The use list is what you re-read. Not the book. Not the summary. The list.

Where to keep the notes

One notebook or one digital doc per book is fine. What matters more is one master index — a single document listing every finance book you've finished with a link to its notes. You'll forget which book a specific framework came from; the index is how you find it.

Tools like Notion, Obsidian, or even a Google Doc work equally well. The specific tool is a much smaller decision than people make it.

The annual re-read

Once a year, re-read your one-page summaries and use lists. Not the books. The notes. This takes maybe two hours for a 20-book library and is the single highest-leverage reading activity most people never do.

This is also when you'll discover that some "five star" books didn't survive the year — the summary doesn't move you, the use list never got used. That's useful data. Some books are great once. Some books are great every year. Your notes tell you which is which.

Why this works

The system mirrors how working professionals actually use knowledge: a small amount of high-signal output that gets re-read, not a large amount of raw input that gets forgotten.
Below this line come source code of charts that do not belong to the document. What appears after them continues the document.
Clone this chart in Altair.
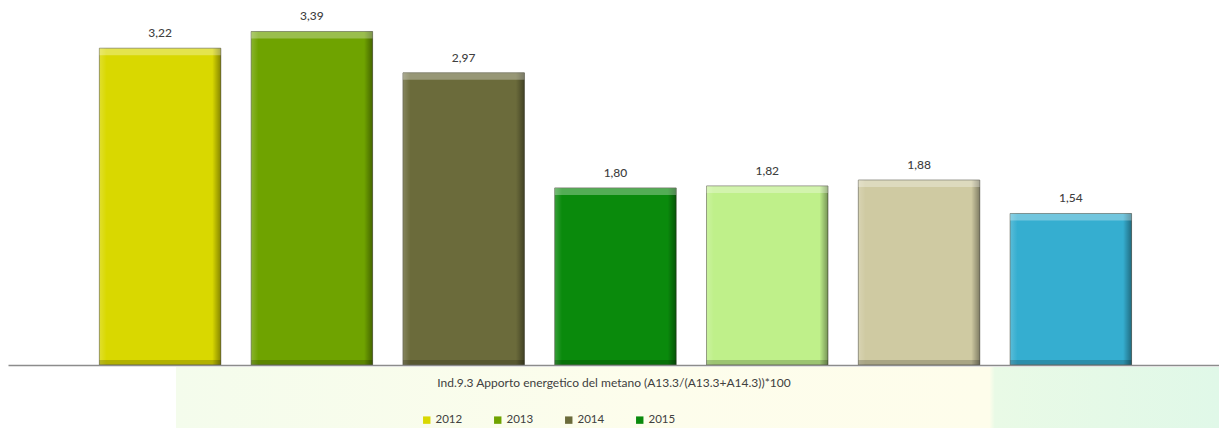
import altair as alt
import pandas as pd

# Indicator values by year (one bar per year)
years = ["2012", "2013", "2014", "2015", "2016", "2017", "2018"]
values = [3.22, 3.39, 2.97, 1.80, 1.82, 1.88, 1.54]
colors = ["#d9d800", "#6fa300", "#6b6b3b", "#0a8a0c", "#bff08a", "#cfcaa2", "#35aed0"]
legend_years = ["2012", "2013", "2014", "2015"]

title_text = "Ind.9.3 Apporto energetico del metano (A13.3/(A13.3+A14.3))*100"

df = pd.DataFrame({"anno": years, "valore": values})

W, H = 1211, 364
FONT = "Lato"

x_enc = alt.X(
    "anno:N",
    sort=years,
    scale=alt.Scale(paddingInner=0.2, paddingOuter=0.589, align=0.511),
    axis=alt.Axis(
        labels=False,
        ticks=False,
        domainColor="#8c8c8c",
        domainWidth=1.5,
        title=title_text,
        titleFont=FONT,
        titleFontSize=12,
        titleFontWeight="normal",
        titleColor="#404040",
        titlePadding=12,
        zindex=2,
    ),
)
y_enc = alt.Y("valore:Q", scale=alt.Scale(domain=[0, 3.7], nice=False), axis=None)

base = alt.Chart(df)

# soft band behind the caption area
band = base.mark_rect(
    fill=alt.Gradient(
        gradient="linear",
        x1=0, x2=1, y1=0, y2=0,
        stops=[
            alt.GradientStop(color="#f4fcec", offset=0),
            alt.GradientStop(color="#fdfdec", offset=0.45),
            alt.GradientStop(color="#fefdeb", offset=0.78),
            alt.GradientStop(color="#e9fae6", offset=0.785),
            alt.GradientStop(color="#e0f8e8", offset=1),
        ],
    )
).encode(
    x=alt.value(168), x2=alt.value(W), y=alt.value(H + 2), y2=alt.value(H + 64)
)

bars = base.mark_bar(stroke="#3a3a2a", strokeOpacity=0.55, strokeWidth=1).encode(
    x=x_enc,
    y=y_enc,
    color=alt.Color(
        "anno:N",
        scale=alt.Scale(domain=years, range=colors),
        legend=alt.Legend(
            values=legend_years,
            orient="none",
            legendX=413,
            legendY=413,
            direction="horizontal",
            columns=4,
            columnPadding=29,
            title=None,
            symbolType="square",
            symbolSize=55,
            symbolStrokeWidth=0,
            labelFont=FONT,
            labelFontSize=11.5,
            labelColor="#404040",
            labelOffset=3,
        ),
    ),
)

# side shading: light left edge, dark right edge
sides = base.mark_bar(
    fill=alt.Gradient(
        gradient="linear",
        x1=0, x2=1, y1=0, y2=0,
        stops=[
            alt.GradientStop(color="rgba(255,255,255,0.18)", offset=0),
            alt.GradientStop(color="rgba(255,255,255,0)", offset=0.06),
            alt.GradientStop(color="rgba(0,0,0,0)", offset=0.93),
            alt.GradientStop(color="rgba(0,0,0,0.38)", offset=1),
        ],
    )
).encode(x=alt.X("anno:N", sort=years), y="valore:Q")

# top highlight bevel
top = base.mark_bar(fill="white", fillOpacity=0.3, y2Offset=7).encode(
    x=alt.X("anno:N", sort=years), y="valore:Q", y2="valore:Q"
)

# bottom shadow bevel
bottom = base.mark_bar(fill="black", fillOpacity=0.18, y2Offset=-5).encode(
    x=alt.X("anno:N", sort=years), y=alt.datum(0), y2=alt.datum(0)
)

labels = base.transform_calculate(
    etichetta="replace(format(datum.valore, '.2f'), '.', ',')"
).mark_text(
    font=FONT, fontSize=12, fontWeight=500, color="#404040", dy=-15, baseline="middle"
).encode(x=alt.X("anno:N", sort=years), y="valore:Q", text="etichetta:N")

chart = (
    alt.layer(band, bars, sides, top, bottom, labels)
    .properties(
        width=W,
        height=H,
        autosize=alt.AutoSizeParams(type="none"),
        padding={"left": 8, "top": 1, "right": 0, "bottom": 63},
        background="white",
    )
    .configure_view(stroke=None)
)

chart.save("out.html", embed_options={"renderer": "svg", "actions": False})
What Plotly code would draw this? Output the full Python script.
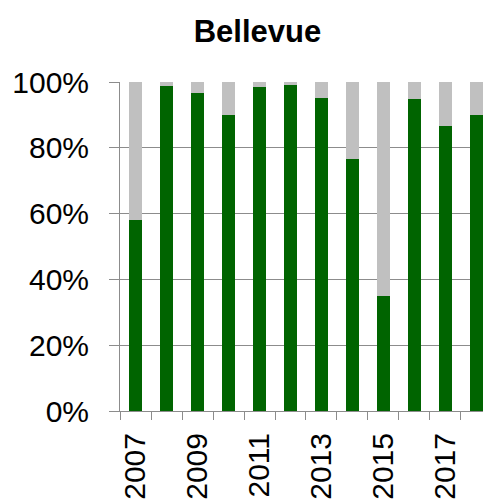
import plotly.graph_objects as go

# ── Data ────────────────────────────────────────────────────────────────────
years = [2007, 2008, 2009, 2010, 2011, 2012, 2013, 2014, 2015, 2016, 2017, 2018]
green_share = [0.58, 0.987, 0.967, 0.90, 0.985, 0.99, 0.951, 0.766, 0.35, 0.947, 0.867, 0.90]
gray_share = [1 - v for v in green_share]

year_labels = [2007, 2009, 2011, 2013, 2015, 2017]

green = "#006400"
gray = "#c0c0c0"
axis_col = "#8c8c8c"
font_fam = "Liberation Sans, Arial, sans-serif"

fig = go.Figure()
fig.add_trace(go.Bar(
    x=years, y=green_share, marker=dict(color=green, line=dict(width=0)),
    width=0.39, showlegend=False
))
fig.add_trace(go.Bar(
    x=years, y=gray_share, marker=dict(color=gray, line=dict(width=0)),
    width=0.39, showlegend=False
))

fig.update_layout(
    barmode="stack",
    width=483, height=500,
    paper_bgcolor="white", plot_bgcolor="white",
    margin=dict(l=120, r=0, t=82, b=89),
    font=dict(family=font_fam, color="black"),
    title=dict(
        text="<b>Bellevue</b>", x=257.5 / 483, xref="container", xanchor="center",
        y=1 - 31 / 500, yref="container", yanchor="middle",
        font=dict(size=31, color="black", family=font_fam)
    ),
    xaxis=dict(
        range=[2006.5, 2018.21], tickvals=year_labels, ticktext=[str(y) for y in year_labels],
        tickangle=-90, ticks="", showgrid=False, zeroline=False, automargin=False,
        showline=True, linecolor=axis_col, linewidth=1,
        tickfont=dict(size=30, color="black"), ticklabelstandoff=9,
        minor=dict(ticks="outside", ticklen=8, tickcolor=axis_col, tick0=2006.5, dtick=1,
                   showgrid=False)
    ),
    yaxis=dict(
        range=[0, 1], tickvals=[0, 0.2, 0.4, 0.6, 0.8, 1.0], tickformat=".0%",
        ticks="outside", ticklen=10, tickcolor=axis_col, automargin=False,
        showgrid=True, gridcolor=axis_col, gridwidth=1, zeroline=False,
        showline=True, linecolor=axis_col, linewidth=1,
        tickfont=dict(size=30, color="black"), ticklabelstandoff=14
    ),
)

# page margin off so the 483x500 figure fills the window exactly
fig.write_html(
    "out.html",
    config={"displayModeBar": False},
    post_script="document.body.style.margin='0';document.body.style.overflow='hidden';",
)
CPAs don't re-read the entire tax code; they re-read their own working notes. Doctors don't re-read every journal article; they re-read their own summaries.

Treat finance books the same way. The book is the input. The notes are the asset.

◈ ON THE SHELF

Referenced books.

The Psychology of Money
Read the review →
The Intelligent Investor
Read the review →
The Millionaire Next Door
Read the review →
The Total Money Makeover
Read the review →
◈ FREQUENTLY ASKED

Common questions.

Paper notes or digital?

Either works. Paper has better retention for the writing-it-down step; digital has better retrieval for the annual re-read. A common pattern: write the one-page summary by hand, then transcribe it digitally for the index.

How long should the one-page summary actually take?

30-60 minutes. Less and you're skimming highlights; more and you're rewriting the book. The compression is the point — if it's easy, you didn't compress hard enough.

What if I'm reading several books and falling behind on notes?

Stop reading the next book until the previous book has its summary. Reading without notes is entertainment. Reading with notes is education. Pick which you're doing.